- **WHAT TO PRODUCE**
Find and copy lines holding "with".

- **ENTRIES SUPPLIED**
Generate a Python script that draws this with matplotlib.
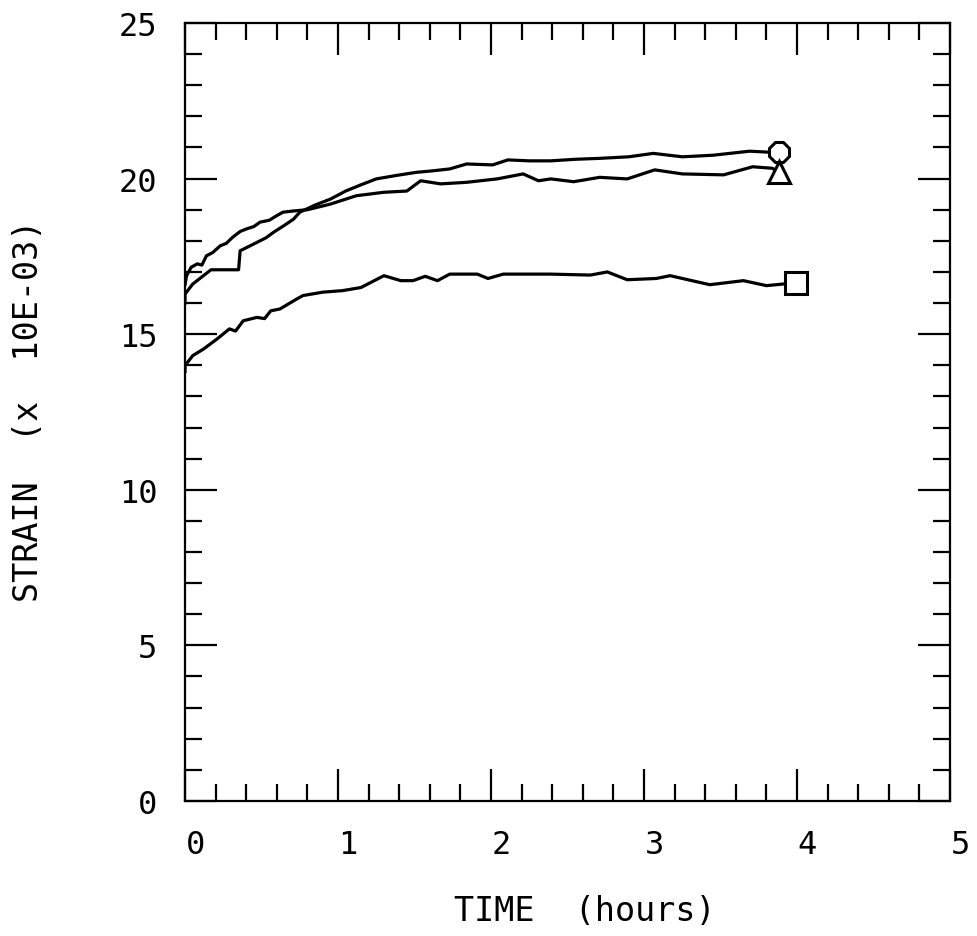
import matplotlib.pyplot as plt
import matplotlib.transforms as mtransforms
from matplotlib.ticker import MultipleLocator

# strain curves (time in hours, strain x 10E-03)
circle_t = [0.0, 0.0, 0.05, 0.12, 0.17, 0.35, 0.36, 0.45, 0.53, 0.58, 0.65, 0.71,
            0.75, 0.85, 0.95, 1.05, 1.15, 1.25, 1.38, 1.51, 1.62, 1.73, 1.84, 2.01,
            2.11, 2.25, 2.39, 2.55, 2.71, 2.90, 3.06, 3.25, 3.45, 3.69, 3.81, 3.88]
circle_s = [16.0, 16.29, 16.61, 16.88, 17.07, 17.07, 17.68, 17.90, 18.10, 18.28, 18.50, 18.70,
            18.92, 19.15, 19.34, 19.60, 19.80, 19.99, 20.10, 20.20, 20.25, 20.31, 20.47, 20.44,
            20.60, 20.57, 20.57, 20.62, 20.65, 20.70, 20.81, 20.70, 20.75, 20.88, 20.85, 20.85]

triangle_t = [0.0, 0.01, 0.04, 0.08, 0.11, 0.14, 0.18, 0.23, 0.27, 0.31, 0.36, 0.40,
              0.45, 0.49, 0.55, 0.60, 0.64, 0.71, 0.80, 0.95, 1.12, 1.30, 1.45, 1.54,
              1.67, 1.84, 2.04, 2.21, 2.31, 2.39, 2.54, 2.71, 2.89, 3.07, 3.25, 3.52,
              3.71, 3.84, 3.88]
triangle_s = [16.6, 16.88, 17.15, 17.26, 17.22, 17.52, 17.62, 17.84, 17.92, 18.11, 18.30, 18.38,
              18.46, 18.60, 18.66, 18.81, 18.92, 18.96, 19.00, 19.18, 19.45, 19.56, 19.60, 19.93,
              19.83, 19.88, 19.99, 20.15, 19.93, 19.99, 19.90, 20.04, 19.99, 20.28, 20.15, 20.12,
              20.38, 20.33, 20.20]

square_t = [0.0, 0.0, 0.05, 0.12, 0.21, 0.29, 0.33, 0.38, 0.47, 0.52, 0.56, 0.62,
            0.73, 0.77, 0.90, 1.03, 1.15, 1.30, 1.41, 1.49, 1.57, 1.65, 1.73, 1.91,
            1.98, 2.08, 2.39, 2.65, 2.76, 2.89, 3.08, 3.17, 3.43, 3.65, 3.80, 3.99]
square_s = [13.8, 13.99, 14.31, 14.52, 14.85, 15.17, 15.10, 15.43, 15.54, 15.50, 15.75, 15.81,
            16.13, 16.24, 16.35, 16.40, 16.50, 16.88, 16.72, 16.72, 16.86, 16.72, 16.93, 16.93,
            16.79, 16.93, 16.93, 16.90, 17.00, 16.75, 16.79, 16.88, 16.59, 16.72, 16.56, 16.65]

series = [(circle_t, circle_s, "8"), (triangle_t, triangle_s, "^"), (square_t, square_s, "s")]

plt.rcParams['font.family'] = ['DejaVu Sans Mono', 'DejaVu Sans']

fig = plt.figure(figsize=(9.77, 9.37), dpi=100)
ax = fig.add_axes([0.1894, 0.1441, 0.783, 0.8303])

for t, s, mk in series:
    ax.plot(t, s, color="black", lw=2.3)
    ax.plot(t[-1], s[-1], marker=mk, ms=16, mfc="white", mec="black", mew=2.2,
            linestyle="none", zorder=3)

ax.set_xlim(0, 5)
ax.set_ylim(0, 25)
ax.xaxis.set_major_locator(MultipleLocator(1))
ax.xaxis.set_minor_locator(MultipleLocator(0.2))
ax.yaxis.set_major_locator(MultipleLocator(5))
ax.yaxis.set_minor_locator(MultipleLocator(1))

ax.tick_params(which="both", direction="in", top=True, right=True, width=1.6,
               labelsize=23, color="black")
ax.tick_params(which="major", length=23)
ax.tick_params(which="minor", length=12)
ax.tick_params(axis="x", pad=20)
ax.tick_params(axis="y", pad=20)

for sp in ax.spines.values():
    sp.set_linewidth(1.6)

# x tick labels sit a little to the right of their ticks
offset = mtransforms.ScaledTranslation(10 / 100, 0, fig.dpi_scale_trans)
for lab in ax.get_xticklabels():
    lab.set_transform(lab.get_transform() + offset)

ax.set_xlabel("TIME  (hours)", fontsize=24, va="center")
ax.xaxis.set_label_coords(0.523, -0.1414)
ax.set_ylabel("STRAIN  (x  10E-03)", fontsize=24, va="center")
ax.yaxis.set_label_coords(-0.205, 0.5026)

fig.savefig("out.png", dpi=100)
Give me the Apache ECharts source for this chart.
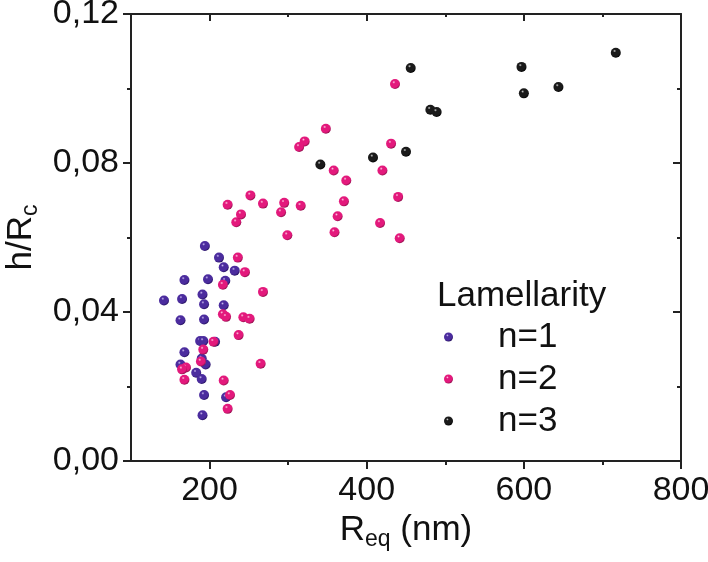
<!DOCTYPE html>
<html><head><meta charset="utf-8">
<script src="https://cdn.jsdelivr.net/npm/echarts@6/dist/echarts.min.js"></script>
<style>html,body{margin:0;padding:0;background:#fff}#c{width:708px;height:562px}</style>
</head><body><div id="c"></div>
<script>
const seriesNames = ['n=1', 'n=2', 'n=3'];
const n1 = [[194,0.0577],[212,0.0546],[218,0.0520],[232,0.0511],[168,0.0486],[198,0.0488],[220,0.0484],[142,0.0431],[165,0.0435],[191,0.0447],[193,0.0421],[218,0.0418],[163,0.0378],[193,0.0380],[188,0.0322],[192,0.0322],[207,0.0320],[168,0.0292],[163,0.0259],[190,0.0275],[195,0.0259],[183,0.0237],[190,0.0220],[193,0.0177],[221,0.0171],[191,0.0123]];
const n2 = [[234,0.0641],[299,0.0606],[236,0.0546],[245,0.0507],[217,0.0473],[268,0.0454],[217,0.0394],[221,0.0387],[243,0.0386],[251,0.0382],[237,0.0338],[205,0.0320],[192,0.0299],[189,0.0267],[170,0.0251],[165,0.0246],[168,0.0218],[265,0.0261],[218,0.0216],[226,0.0177],[223,0.0140],[436,0.1012],[348,0.0892],[321,0.0858],[314,0.0843],[431,0.0852],[358,0.0780],[374,0.0753],[420,0.0780],[440,0.0709],[371,0.0697],[363,0.0657],[359,0.0614],[417,0.0639],[442,0.0598],[252,0.0713],[223,0.0688],[268,0.0691],[295,0.0693],[316,0.0685],[240,0.0662],[291,0.0668]];
const n3 = [[456,0.1055],[481,0.0943],[489,0.0937],[450,0.0830],[408,0.0815],[341,0.0796],[597,0.1058],[600,0.0987],[644,0.1004],[717,0.1096]];
const xMajorTicks = [200, 400, 600, 800];
const xMinorTicks = [300, 500, 700];
const legendTitle = 'Lamellarity';

const FONT = 'Arial, "Liberation Sans", sans-serif';
const AX = '#222';
function sphere(hi, base, edge) {
  return new echarts.graphic.RadialGradient(0.38, 0.32, 0.7, [
    {offset: 0, color: hi}, {offset: 0.22, color: base}, {offset: 0.75, color: base}, {offset: 1, color: edge}
  ]);
}
const styles = [
  sphere('#c9b8f0', '#4b2c9e', '#24105e'),
  sphere('#ffc8e2', '#e3197c', '#90104c'),
  sphere('#d0d0d0', '#1a1a1a', '#000000')
];
const datasets = [n1, n2, n3];

const chart = echarts.init(document.getElementById('c'), null, {renderer: 'canvas'});
const lineStyle = {color: AX, width: 2};
chart.setOption({
  animation: false,
  textStyle: {fontFamily: FONT},
  title: {text: legendTitle, left: 432, top: 274, textStyle: {fontFamily: FONT, fontSize: 35, fontWeight: 'normal', color: '#111'}},
  legend: {
    orient: 'vertical', left: 439, top: 313, itemWidth: 9, itemHeight: 9, itemGap: 4,
    icon: 'circle',
    textStyle: {fontFamily: FONT, fontSize: 35, color: '#111', padding: [0, 0, 0, 40], lineHeight: 38},
    data: seriesNames
  },
  grid: {left: 131, right: 27, top: 14, bottom: 101, containLabel: false, outerBoundsMode: 'none'},
  xAxis: [
    {type: 'value', min: 100, max: 800, position: 'bottom',
      name: '{a|R}{s|eq}{a| (nm)}', nameLocation: 'middle', nameGap: 47,
      nameTextStyle: {rich: {a: {fontFamily: FONT, fontSize: 35, color: '#111'}, s: {fontFamily: FONT, fontSize: 23, color: '#111', padding: [18, 0, 0, 0]}}},
      axisLine: {lineStyle}, splitLine: {show: false},
      axisTick: {customValues: xMajorTicks, length: 8, lineStyle},
      axisLabel: {customValues: xMajorTicks, fontSize: 34, color: '#111', margin: 13, fontFamily: FONT}},
    {type: 'value', min: 100, max: 800, position: 'bottom',
      axisLine: {show: false}, splitLine: {show: false},
      axisTick: {customValues: xMinorTicks, length: 4, lineStyle},
      axisLabel: {show: false}},
    {type: 'value', min: 100, max: 800, position: 'top',
      axisLine: {lineStyle}, splitLine: {show: false},
      axisTick: {customValues: xMajorTicks, inside: true, length: 7, lineStyle},
      axisLabel: {show: false}},
    {type: 'value', min: 100, max: 800, position: 'top',
      axisLine: {show: false}, splitLine: {show: false},
      axisTick: {customValues: xMinorTicks, inside: true, length: 3, lineStyle},
      axisLabel: {show: false}}
  ],
  yAxis: [
    {type: 'value', min: 0, max: 0.12, interval: 0.04, position: 'left',
      name: '{a|h/R}{s|c}', nameLocation: 'middle', nameRotate: 90, nameGap: 84,
      nameTextStyle: {rich: {a: {fontFamily: FONT, fontSize: 35, color: '#111'}, s: {fontFamily: FONT, fontSize: 23, color: '#111', padding: [18, 0, 0, 0]}}},
      axisLine: {lineStyle}, splitLine: {show: false},
      axisTick: {length: 8, lineStyle},
      minorTick: {show: true, splitNumber: 2, length: 4, lineStyle},
      axisLabel: {fontSize: 34, color: '#111', margin: 12, fontFamily: FONT, formatter: v => v.toFixed(2).replace('.', ',')}},
    {type: 'value', min: 0, max: 0.12, interval: 0.04, position: 'right',
      axisLine: {lineStyle}, splitLine: {show: false},
      axisTick: {inside: true, length: 8, lineStyle},
      minorTick: {show: true, splitNumber: 2, length: 4, lineStyle},
      axisLabel: {show: false}}
  ],
  series: datasets.map((d, i) => ({
    type: 'scatter', name: seriesNames[i], data: d, xAxisIndex: 0, yAxisIndex: 0,
    symbolSize: 10, itemStyle: {color: styles[i], opacity: 1}
  }))
});
</script></body></html>
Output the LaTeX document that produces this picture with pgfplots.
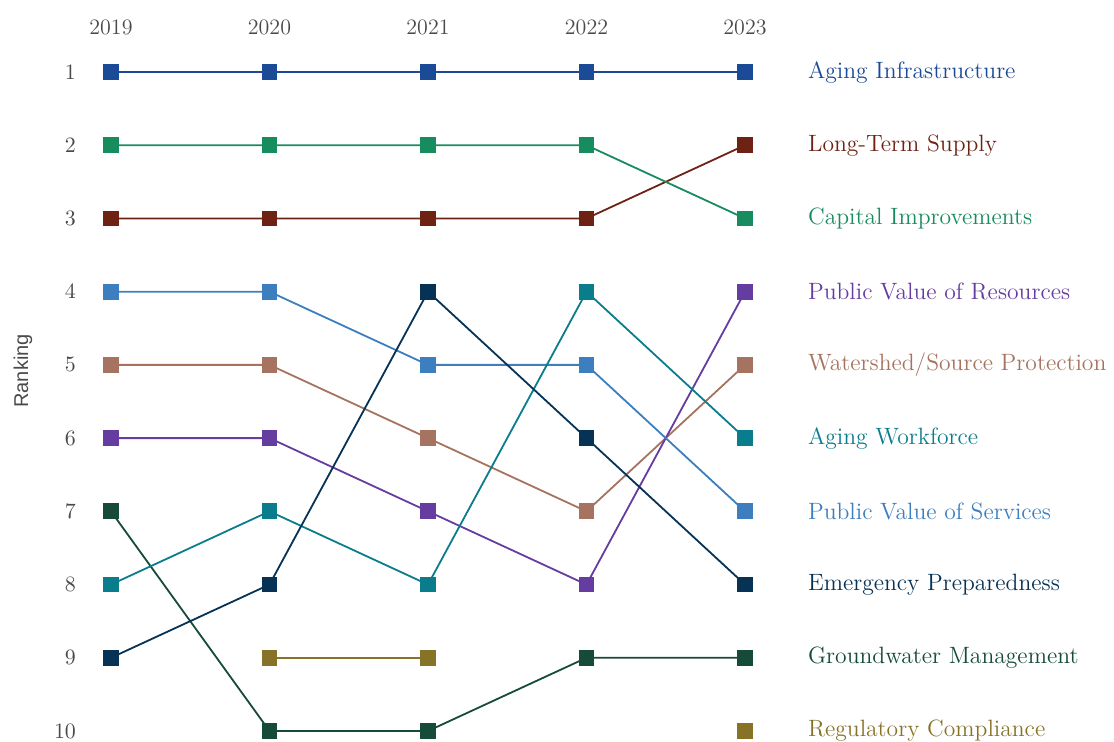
\documentclass[border=0pt]{standalone}
\usepackage{pgfplots}
\pgfplotsset{compat=1.18}
\usepackage{fontspec}
\newfontfamily\sansfam{Liberation Sans}
\definecolor{cAI}{HTML}{1B4A96}
\definecolor{cCI}{HTML}{178C5E}
\definecolor{cLT}{HTML}{6E2214}
\definecolor{cPS}{HTML}{3D7EBF}
\definecolor{cWS}{HTML}{A5735F}
\definecolor{cPR}{HTML}{653CA0}
\definecolor{cGM}{HTML}{154B38}
\definecolor{cAW}{HTML}{0A7D8C}
\definecolor{cEP}{HTML}{063255}
\definecolor{cRC}{HTML}{877328}
\definecolor{tickgray}{HTML}{4A4A4A}
\begin{document}
\begin{tikzpicture}
\begin{axis}[
  at={(0,0)}, anchor=south west,
  scale only axis, width=317pt, height=329.5pt,
  xmin=2019, xmax=2023, ymin=1, ymax=10,
  y dir=reverse, clip=false,
  axis line style={draw=none}, tick style={draw=none},
  xtick={2019,2020,2021,2022,2023},
  xticklabels={2019,2020,2021,2022,2023},
  xticklabel pos=top,
  xticklabel style={font=\fontsize{11}{13}\selectfont, text=tickgray, yshift=15pt},
  ytick={1,2,3,4,5,6,7,8,9,10},
  yticklabel style={font=\fontsize{11}{13}\selectfont, text=tickgray, xshift=-14pt},
  unbounded coords=jump,
  every axis plot/.append style={line width=0.9pt, mark=square*, mark size=3.5pt},
]
\addplot[color=cRC, mark options={fill=cRC}] coordinates {(2020,9)(2021,9)(2022,nan)(2023,10)};
\addplot[color=cGM, mark options={fill=cGM}] coordinates {(2019,7)(2020,10)(2021,10)(2022,9)(2023,9)};
\addplot[color=cWS, mark options={fill=cWS}] coordinates {(2019,5)(2020,5)(2021,6)(2022,7)(2023,5)};
\addplot[color=cPR, mark options={fill=cPR}] coordinates {(2019,6)(2020,6)(2021,7)(2022,8)(2023,4)};
\addplot[color=cPS, mark options={fill=cPS}] coordinates {(2019,4)(2020,4)(2021,5)(2022,5)(2023,7)};
\addplot[color=cAW, mark options={fill=cAW}] coordinates {(2019,8)(2020,7)(2021,8)(2022,4)(2023,6)};
\addplot[color=cEP, mark options={fill=cEP}] coordinates {(2019,9)(2020,8)(2021,4)(2022,6)(2023,8)};
\addplot[color=cLT, mark options={fill=cLT}] coordinates {(2019,3)(2020,3)(2021,3)(2022,3)(2023,2)};
\addplot[color=cCI, mark options={fill=cCI}] coordinates {(2019,2)(2020,2)(2021,2)(2022,2)(2023,3)};
\addplot[color=cAI, mark options={fill=cAI}] coordinates {(2019,1)(2020,1)(2021,1)(2022,1)(2023,1)};
\begin{scope}[every node/.style={anchor=west, xshift=28pt, font=\fontsize{11.8}{13}\selectfont}]
\node[text=cAI] at (axis cs:2023,1) {Aging Infrastructure};
\node[text=cLT] at (axis cs:2023,2) {Long-Term Supply};
\node[text=cCI] at (axis cs:2023,3) {Capital Improvements};
\node[text=cPR] at (axis cs:2023,4) {Public Value of Resources};
\node[text=cWS] at (axis cs:2023,5) {Watershed/Source Protection};
\node[text=cAW] at (axis cs:2023,6) {Aging Workforce};
\node[text=cPS] at (axis cs:2023,7) {Public Value of Services};
\node[text=cEP] at (axis cs:2023,8) {Emergency Preparedness};
\node[text=cGM] at (axis cs:2023,9) {Groundwater Management};
\node[text=cRC] at (axis cs:2023,10) {Regulatory Compliance};
\end{scope}
\end{axis}
\node[rotate=90, font=\sansfam\fontsize{10}{12}\selectfont, text=tickgray] at (-44pt,180pt) {Ranking};
\pgfresetboundingbox
\path[use as bounding box] (-55.5pt,-5.5pt) rectangle (501.5pt,365.5pt);
\end{tikzpicture}
\end{document}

- **SOLUTION TO THIS EXERCISE**
Generate a Python script that draws this with matplotlib.
Output the LaTeX document that produces this picture with pgfplots.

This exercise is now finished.